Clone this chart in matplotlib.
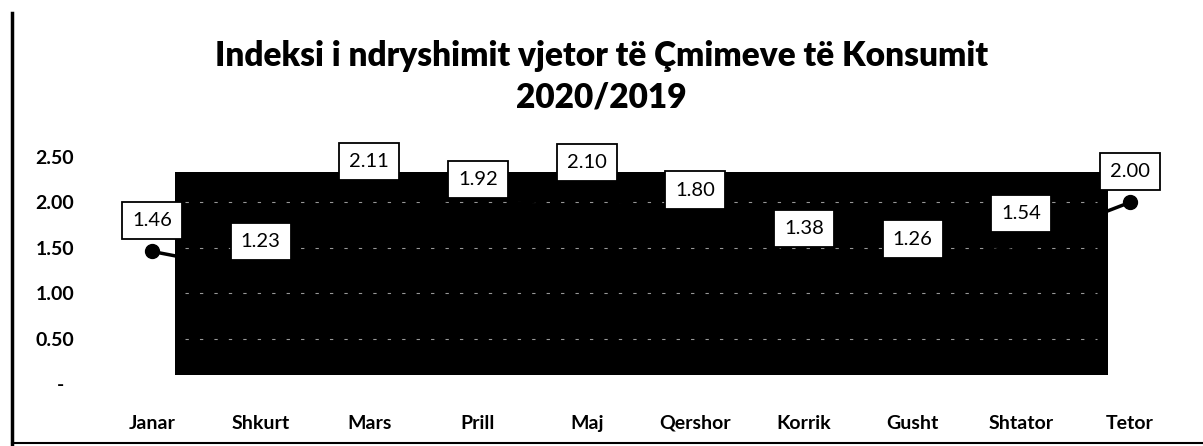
import matplotlib.pyplot as plt
from matplotlib.patches import Rectangle
from matplotlib.lines import Line2D

# Indeksi i ndryshimit vjetor te CPI, 2020/2019
muajt = ["Janar", "Shkurt", "Mars", "Prill", "Maj", "Qershor", "Korrik", "Gusht", "Shtator", "Tetor"]
vlerat = [1.46, 1.23, 2.11, 1.92, 2.10, 1.80, 1.38, 1.26, 1.54, 2.00]
y_ticks = [0, 0.5, 1.0, 1.5, 2.0, 2.5]
y_labels = ["-  ", "0.50", "1.00", "1.50", "2.00", "2.50"]

plt.rcParams['font.family'] = ['Lato', 'DejaVu Sans']

fig = plt.figure(figsize=(12.03, 4.46), dpi=100)
ax = fig.add_axes([0.0812, 0.139, 0.9032, 0.509])

x = list(range(len(muajt)))

# zona e erret (si ne skanim)
ax.add_patch(Rectangle((0.21, 0.1), 8.59, 2.23, facecolor='black', edgecolor='none', zorder=1))
ax.hlines(y_ticks[1:5], 0.3, 8.7, colors='white', linestyles=(0, (3, 10)), lw=0.8, alpha=0.6, zorder=1.5)

ax.plot(x, vlerat, '-o', color='black', lw=2.5, markersize=10, zorder=2)

for xi, v in zip(x, vlerat):
    ax.annotate(f"{v:.2f}", (xi, v), xytext=(0, 22), textcoords='offset points',
                ha='center', va='center', fontsize=14.5, zorder=3, annotation_clip=False,
                bbox=dict(boxstyle='square,pad=0.5', fc='white', ec='black', lw=1.3))

ax.set_xlim(-0.5, len(muajt) - 0.5)
ax.set_ylim(0, 2.5)
ax.set_xticks(x)
ax.set_xticklabels(muajt, fontsize=14, fontweight='bold')
ax.set_yticks(y_ticks)
ax.set_yticklabels(y_labels, fontsize=14, fontweight='bold')
ax.tick_params(axis='x', length=0, pad=22)
ax.tick_params(axis='y', length=0, pad=17)
for s in ax.spines.values():
    s.set_visible(False)

fig.text(0.5, 0.852, "Indeksi i ndryshimit vjetor të Çmimeve të Konsumit",
         ha='center', va='baseline', fontsize=24, fontweight='heavy')
fig.text(0.5, 0.758, "2020/2019", ha='center', va='baseline', fontsize=24, fontweight='heavy')

# kufiri i grafikut
fig.add_artist(Line2D([0.010, 0.010], [0.004, 0.971], color='black', lw=2.5))
fig.add_artist(Line2D([0.010, 1.0], [0.007, 0.007], color='black', lw=1.5))

fig.savefig("out.png", dpi=100)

(WHAT YOU WILL DO): In the data above, please extract the lines from the first one through the line with "from matplotlib.lines import Line2D", exactly, and keep pictures out.

(SOLUTION TO THIS PROBLEM):
Clone this chart in matplotlib.
import matplotlib.pyplot as plt
from matplotlib.patches import Rectangle
from matplotlib.lines import Line2D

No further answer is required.